Which leads to the inexcusable: in these two weeks of Chronicle coverage, not a single article has given me a whiff that Ron Paul is a total NUT JOB. Perhaps they figured the local readership would take it for granted that the views of a Libertarian Congressman from Texas (aside from drug legalization) would be mostly alien regardless of the specifics. It wasn’t until this weekend when an old high school friend, Clay Risen, editor of Democracy, gave me the story the Chronicle might have done better to include along with all the fluff pieces.

It turns out Paul is a believer in a latter day New World Order type continental conspiracy called the North American Union. He maintains that the Council on Foreign Relations along with a raft of lesser-known political groups are scheming for a super-national merger of the United States with Canada and Mexico. NAFTA was just the first step. He claims a NAFTA inspired 20-lane superhighway that would link Mexico with the United States and Canada is currently in the works, though obfuscated, of course, in the dense legislation of various transportation bills and by the machinations of a consortium of big business interests and rogue federal agencies. Once this continental highway is completed, however, it is a slippery slope into continental political union, our loss national sovereignty, and dread, mandatory French lessons.

Lunacy perhaps, but Paul hits a nerve among those dialed in to late night AM talk radio land. He has a rabid following among conspiracy theorists who have grown tired of waiting for the UN convoys to trammel upon our breadbasket with the aid of UFO cruisers (an actual report I heard on “Coast to Coast” in the late 90’s) and have now consolidated their wrath to blame Mexico for something other than her Spanish speaking exodus.

Paul supporter Paul Von Nothaus, founder of the Liberty Dollar, began minting various denominations of gold, silver and copper coins to be used as a competing currency that would simultaneously raise money for the Paul campaign. The Liberty Dollar dovetailed nicely with Paul’s call for a return to the Gold Standard. Thousands of coins were purchased by Paul supporters until the Treasury department took notice and the secret service began seizing the Paul dollars in circulation. You just can’t mock a conspiracy and hope to get away with it.

This is probably news only to me, proof that I’m far from my debate days when I scoured the political wire with the same relish I still mull over the box scores. I had never heard of a NAFTA superhighway nor the North America Union, but upon reflection, I am undoubtedly for both.

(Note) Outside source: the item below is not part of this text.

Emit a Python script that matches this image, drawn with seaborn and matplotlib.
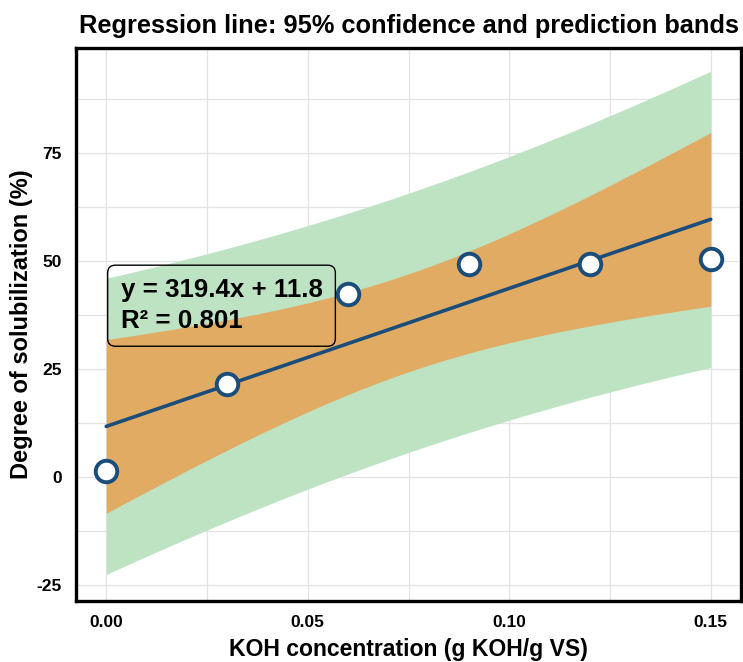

Twenty lanes of smooth asphalt beats the heck out of the pot-hole riddled Pan American highway. One trip over the craters and the speed bumps awaiting at every three hut village from San Cristobal, Mexico to Guatemala City and I assure you you'll be happy to sign up for what sounds like a transportation-minded union.

And how exactly do these skeptics figure we’ll be throwing away any sovereignty in the deal? Will our thirty three million Canadian neighbors be writing the new rules? Ha! What about the new Southern overlords? The Mexicans have problems controlling their own country, (which at the moment is considerably more dangerous than my next destination, Colombia) and don’t forget our last war with the Sudenos was one of the quickest, most pain-free land grabs of all time. My bet is on Uncle Sam coming out king of the North American Union.

Sounds more like 21st century Manifest Destiny. We triple our landmass, plunder the resources of our hapless northern neighbors, and actively regulate our cheap labor supply to the south. Throw in some free adult language classes along with the mandatory French and Spanish in the new grade school curriculums, and I’m first in line.

So why can I only find anti North America Union bumper stickers on the web? Surely there is a pro lobby in the making. Oh right, the neo-illuminati types. So in the meantime I’ll have to look into getting a seat on one of these secret councils to assure a cush job in the new bureaucracy.

1 comment:

ctw said...

Bill, glad you are still writing. By the way, where are you headed in January for travelling?